The Sully District Governmental Center (via Google Maps)

A committee appointed to guide Fairfax County’s redistricting process last year will recommend that two of the county’s magisterial districts get new names.

In a draft report released on Feb. 22, the Redistricting Advisory Committee (RAC) says that the Fairfax County Board of Supervisors should consider renaming Lee and Sully districts as part of its ongoing effort to move away from place and landmark names with historical ties to the Confederacy or slavery.

The recommendation comes from a six-person workgroup that the committee formed to focus on those specific districts.

“The subcommittee agrees that commemoration of Confederate names and associated properties does not reflect the values of our community today,” the report says, stating that its goal is “not to erase history,” but to update the names to support the county’s One Fairfax equity policy.

The Board of Supervisors appointed 20 people to the RAC in June to develop new electoral district maps for the county. While that task was completed in December, the group proposed sticking together to reevaluate district and precinct names, with a particular focus on Lee and Sully.

The committee was reappointed on Dec. 7 and began the renaming evaluation process on Jan. 18.

According to the draft report, the historical record “is somewhat inconclusive” on whether Lee District was named directly after Confederate general Robert E. Lee or a different member of that family, but the RAC subcommittee felt that the association could create confusion if the name is left in place.

The Fairfax County School Board voted to rename Springfield’s Lee High School, which was explicitly named after Robert E. Lee, after the civil rights activist and late Rep. John Lewis in July 2020.

The inspiration for Sully District’s moniker is less ambiguous, stemming from the county’s Sully Historic Site that was once a plantation owned by Richard Bland Lee, Northern Virginia’s first Congressional representative.

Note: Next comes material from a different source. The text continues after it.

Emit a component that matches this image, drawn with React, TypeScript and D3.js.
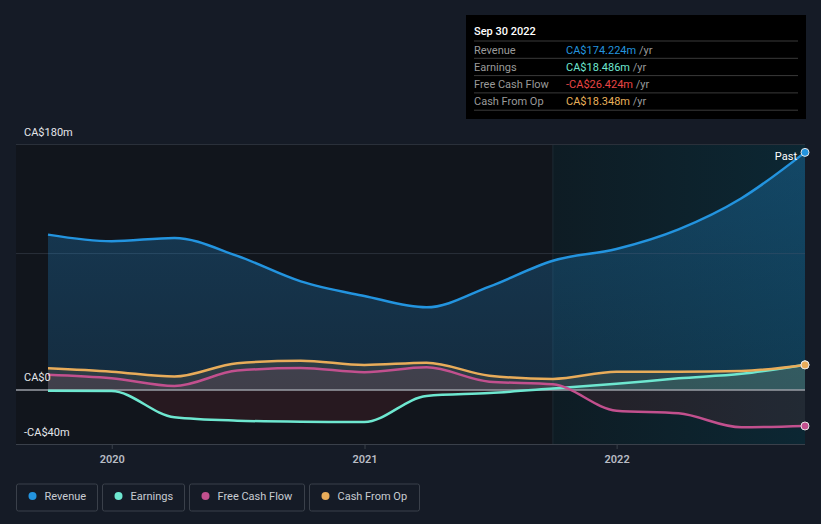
import React from "react";
import * as d3 from "d3";

const dates = [
  "2019-09-30", "2019-12-31", "2020-03-31", "2020-06-30", "2020-09-30", "2020-12-31",
  "2021-03-31", "2021-06-30", "2021-09-30", "2021-12-31", "2022-03-31", "2022-06-30", "2022-09-30",
];
const revenue = [113.9, 109.0, 111.5, 98.3, 79.6, 68.9, 60.6, 75.8, 94.8, 103.4, 117.8, 140.6, 174.224];
const earnings = [-0.5, -0.8, -20.0, -22.5, -23.3, -23.5, -4.4, -2.3, 1.0, 4.5, 8.5, 11.8, 18.486];
const freeCashFlow = [11.2, 8.6, 2.9, 14.2, 16.1, 13.0, 16.6, 6.1, 4.2, -15.2, -17.1, -27.4, -26.424];
const cashFromOp = [15.9, 13.4, 9.8, 19.6, 21.5, 18.3, 20.0, 10.5, 8.1, 13.4, 13.4, 13.9, 18.348];

const yTicks = [180, 100, 0, -40];
const yLabels = [
  { v: 180, t: "CA$180m" },
  { v: 0, t: "CA$0" },
  { v: -40, t: "-CA$40m" },
];
const xTickYears = ["2020", "2021", "2022"];
const highlightStart = "2021-09-30";

const tooltipTitle = "Sep 30 2022";
const tooltipRows = [
  { label: "Revenue", value: "CA$174.224m", color: "#2394df" },
  { label: "Earnings", value: "CA$18.486m", color: "#6ee7d0" },
  { label: "Free Cash Flow", value: "-CA$26.424m", color: "#e84545" },
  { label: "Cash From Op", value: "CA$18.348m", color: "#e8b15a" },
];

const seriesDefs = [
  { name: "Revenue", values: revenue, color: "#2394df" },
  { name: "Earnings", values: earnings, color: "#6ee7d0" },
  { name: "Free Cash Flow", values: freeCashFlow, color: "#c2508e" },
  { name: "Cash From Op", values: cashFromOp, color: "#e8ac5a" },
];

const W = 821;
const H = 524;
const FONT = "Roboto, 'Noto Sans', sans-serif";

export default function App() {
  const parse = d3.timeParse("%Y-%m-%d");
  const xDates = dates.map((d) => parse(d) as Date);
  const x = d3.scaleTime().domain([xDates[0], xDates[xDates.length - 1]]).range([48, 805]);
  const y = d3.scaleLinear().domain([-40, 180]).range([444.5, 144.5]);
  const y0 = y(0);
  const plotLeft = 16;
  const plotRight = 805;
  const hx = x(parse(highlightStart) as Date);

  const lineGen = (vals: number[]) =>
    d3
      .line<number>()
      .x((_, i) => x(xDates[i]))
      .y((v) => y(v))
      .curve(d3.curveMonotoneX)(vals) as string;
  const areaGen = (vals: number[]) =>
    d3
      .area<number>()
      .x((_, i) => x(xDates[i]))
      .y0(y0)
      .y1((v) => y(v))
      .curve(d3.curveMonotoneX)(vals) as string;

  const legendItems = [
    { name: "Revenue", color: "#2394df", x: 16.5, w: 81 },
    { name: "Earnings", color: "#6ee7d0", x: 102.5, w: 82 },
    { name: "Free Cash Flow", color: "#c2508e", x: 189.5, w: 115 },
    { name: "Cash From Op", color: "#e8ac5a", x: 309.5, w: 110 },
  ];

  return (
    <svg width={W} height={H} style={{ display: "block", position: "absolute", left: 0, top: 0, fontFamily: FONT }}>
      <defs>
        <linearGradient id="hl" x1="0" x2="1" y1="0" y2="0">
          <stop offset="0%" stopColor="#0e1c24" />
          <stop offset="100%" stopColor="#0c2733" />
        </linearGradient>
        <linearGradient id="revFill" x1="0" x2="0" y1="0" y2="1">
          <stop offset="0%" stopColor="#2394df" stopOpacity={0.3} />
          <stop offset="100%" stopColor="#2394df" stopOpacity={0.18} />
        </linearGradient>
        <clipPath id="above">
          <rect x={0} y={0} width={W} height={y0} />
        </clipPath>
        <clipPath id="below">
          <rect x={0} y={y0} width={W} height={H - y0} />
        </clipPath>
      </defs>
      <rect x={0} y={0} width={W} height={H} fill="#151b26" />
      <rect x={plotLeft} y={144} width={plotRight - plotLeft} height={300} fill="#11151c" />
      <rect x={hx} y={144} width={plotRight - hx} height={300} fill="url(#hl)" />
      <line x1={hx} x2={hx} y1={144} y2={444} stroke="#1c2a34" strokeWidth={1} />

      {yTicks.map((t) =>
        t === 0 ? null : (
          <line key={t} x1={plotLeft} x2={plotRight} y1={y(t)} y2={y(t)} stroke={t === -40 ? "#3a404a" : "#2a303a"} strokeWidth={1} />
        )
      )}

      {/* area fills */}
      <path d={areaGen(revenue)} fill="url(#revFill)" />
      {seriesDefs.slice(1).map((s) => (
        <g key={s.name + "a"}>
          <path d={areaGen(s.values)} fill={s.color} opacity={0.12} clipPath="url(#above)" />
          <path d={areaGen(s.values)} fill="#e84545" opacity={0.1} clipPath="url(#below)" />
        </g>
      ))}

      <line x1={plotLeft} x2={plotRight} y1={y0} y2={y0} stroke="#9a9ea6" strokeWidth={1.5} />

      {xTickYears.map((yr) => {
        const px = x(parse(yr + "-01-01") as Date);
        return (
          <g key={yr}>
            <line x1={px} x2={px} y1={444} y2={449} stroke="#3a404a" />
            <text x={px} y={463} textAnchor="middle" fill="#b8bcc4" fontSize={11} fontWeight={600}>
              {yr}
            </text>
          </g>
        );
      })}

      {seriesDefs.map((s) => (
        <path key={s.name} d={lineGen(s.values)} fill="none" stroke={s.color} strokeWidth={2.5} />
      ))}

      {seriesDefs.map((s) => (
        <circle
          key={s.name + "c"}
          cx={x(xDates[xDates.length - 1])}
          cy={y(s.values[s.values.length - 1])}
          r={4}
          fill={s.color}
          stroke="#e6e6e6"
          strokeWidth={1}
        />
      ))}

      <text x={797} y={160} textAnchor="end" fill="#ffffff" fontSize={11}>
        Past
      </text>

      {yLabels.map((l) => (
        <text key={l.t} x={24} y={l.v === 180 ? 136 : l.v === 0 ? 381 : 436} fill="#e4e6ea" fontSize={11}>
          {l.t}
        </text>
      ))}

      {/* tooltip */}
      <rect x={466} y={15} width={340} height={104} fill="#000000" />
      <text x={474} y={35} fill="#ffffff" fontSize={11} fontWeight={500}>
        {tooltipTitle}
      </text>
      {tooltipRows.map((r, i) => {
        const top = 41 + i * 17.3;
        return (
          <g key={r.label}>
            <line x1={474} x2={798} y1={top} y2={top} stroke="#3a3a3a" />
            <text x={474} y={top + 12.5} fill="#9a9a9a" fontSize={11}>
              {r.label}
            </text>
            <text x={566} y={top + 12.5} fontSize={11}>
              <tspan fill={r.color}>{r.value}</tspan>
              <tspan fill="#9a9a9a"> /yr</tspan>
            </text>
          </g>
        );
      })}
      <line x1={474} x2={798} y1={41 + 4 * 17.3} y2={41 + 4 * 17.3} stroke="#3a3a3a" />

      {/* legend */}
      {legendItems.map((it) => (
        <g key={it.name}>
          <rect x={it.x} y={484} width={it.w} height={27} rx={2} fill="none" stroke="#3a404a" />
          <circle cx={it.x + 16} cy={496} r={4} fill={it.color} />
          <text x={it.x + 28} y={500} fill="#c8ccd2" fontSize={11}>
            {it.name}
          </text>
        </g>
      ))}
    </svg>
  );
}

“Lee named the land he inherited Sully in 1789 and for twenty years under his charge the Sully Plantation was the location of commercial activity and profit from the kidnapping, human trafficking, and abuse of over one hundred lives — men, women and children,” the RAC report said.

The RAC also considered the Mason, Mount Vernon and Springfield districts as potential renaming candidates, but ultimately voted against recommending changes.

The Mason and Mount Vernon votes were unanimous. While George Mason and George Washington, whose estate gives Mount Vernon its name, were both slaveholders, committee members agreed that a distinction should be drawn between Confederate leaders and foundational American figures.

“Because the names ‘Mount Vernon’ and ‘Mason’ act as important opportunities to highlight early founding contributions that positively impact our nation today, and as opportunities to elevate the pursuit of restorative justice and reflective education, the subgroup distinguishes these names from others under consideration,” the draft report said.

The committee was more split on Springfield, with 12 members voting against a name change and five supporting one.

The report indicates that there’s some dispute among historians over whether Springfield District was named after a plantation called Springfield Farm or the location of the county’s original center of government, which derived its name from nearby natural water springs.

The RAC cites Springfield District Supervisor Pat Herrity’s assertion that residents hadn’t identified a need to rename Springfield District but at a town hall on Feb. 9, residents spoke both for and against a name change.

The RAC will finalize its report when it meets tonight (Tuesday) before sending it to the Board of Supervisors, which will determine whether to proceed with any renamings and, if so, what the new names will be.